There were plenty of other mushrooms growing but we have only been shown how to recognize one sort so I'm sure we missed lots of edible alternatives.

Trattkantareller, Yellow Legs, have yellow feet and brown funnel-shaped hats. Trad. chanterelles are yellow all over. (-;

Hehe

Do you two have an 'our fungus' too?

I like that basket by the way, t looks like the sort of thing Ray Mears would make.

Congratulations on ten years; me and the missus are only just reaching our third anniversary. The anniversary being after we met at an archaeology seminar in our department. You don't get much geekier than that.

Haha, "our fungus"!

My dad actually made that basket when he was a kid.

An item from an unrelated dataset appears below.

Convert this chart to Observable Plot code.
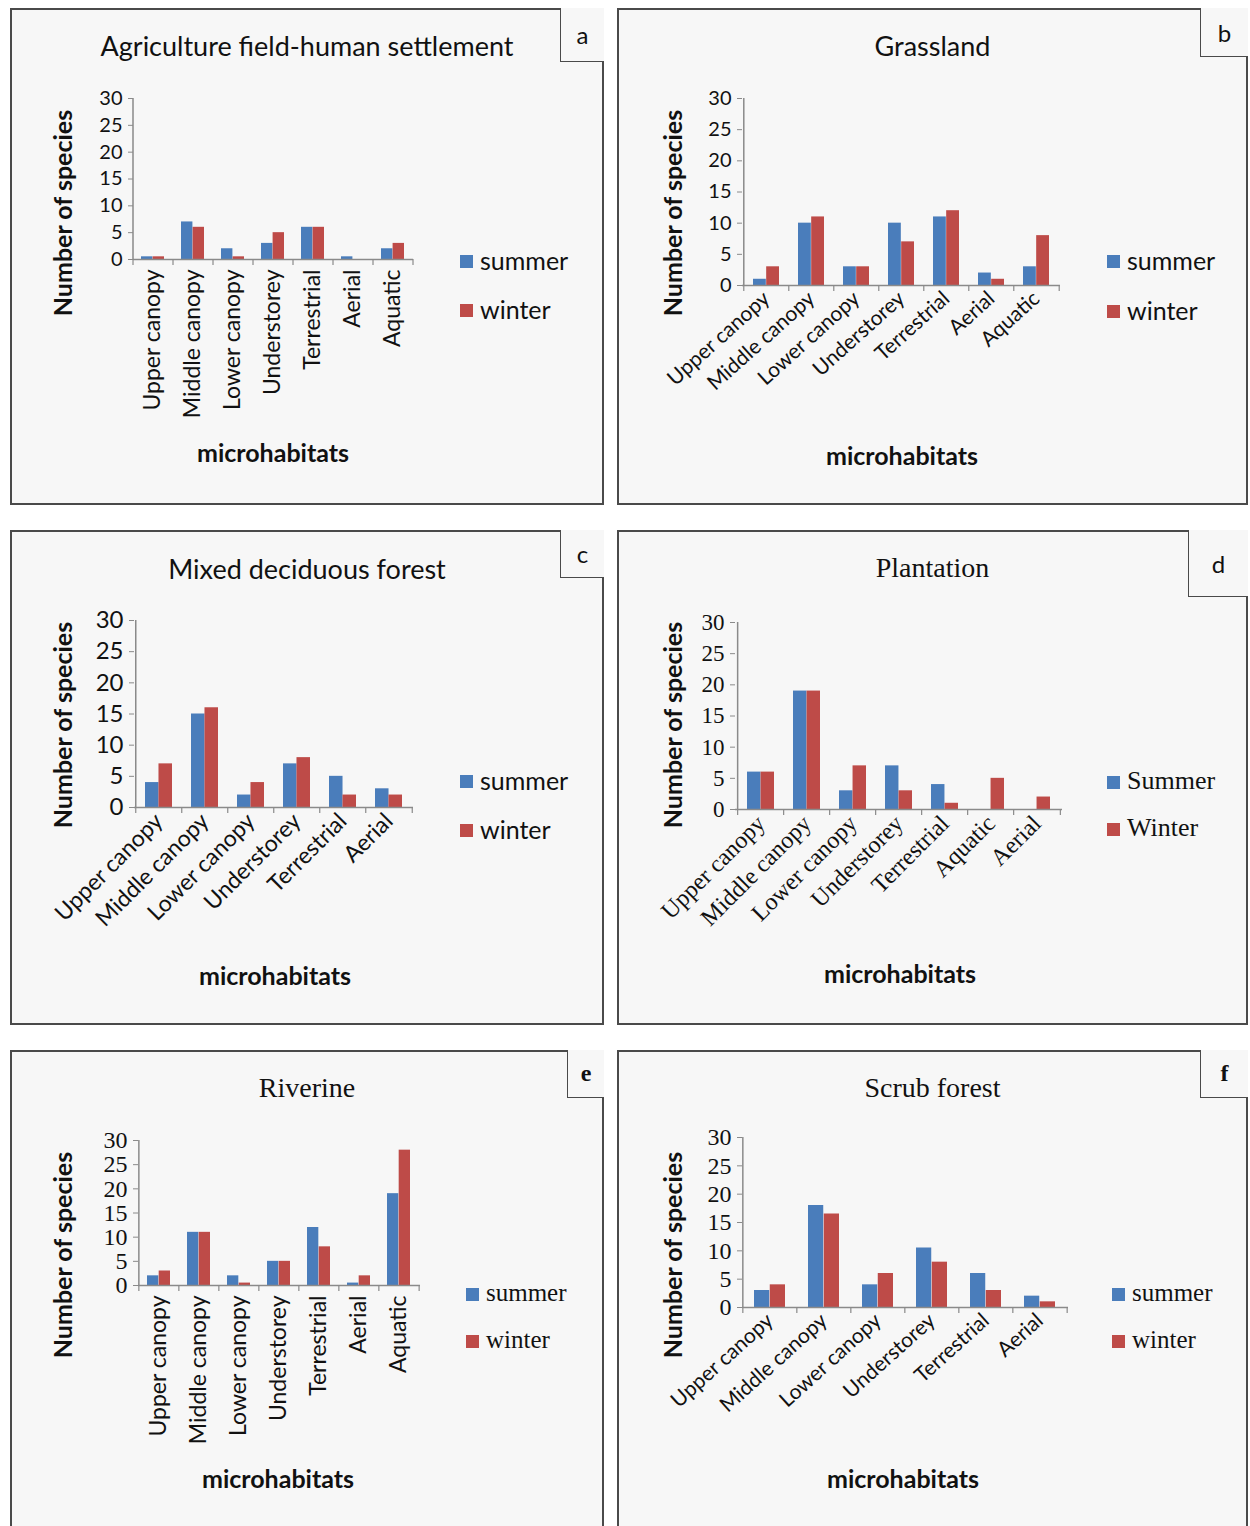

Thank you, and congrats on your first three years of archaeomarriage!

Dogteam, the big scaly one is a shingled hedgehog. They're one star out of three in our shroom book.

The older ones may turn bitter so some people recommend only picking very young ones. But I guess this one tasted all right?

All I know is that the promiscuous mix of mushrooms I stewed with bacon and onions and beer did not taste bitter.

But if you have bacon, you don't really need anything else.

Bacon is God's food, no? If not for bacon, I would go to live in Malaysia. I don't mean that corruption called Canadian bacon, I mean the real stuff. The genuine article.

By Sandgroper (not verified) on 07 Oct 2010 #permalink

When the Swedes discovered smoked bacon, they were so impressed that they borrowed the English word for it. But they kept calling their traditional non-smoked bacon salt fläsk, "salted pork".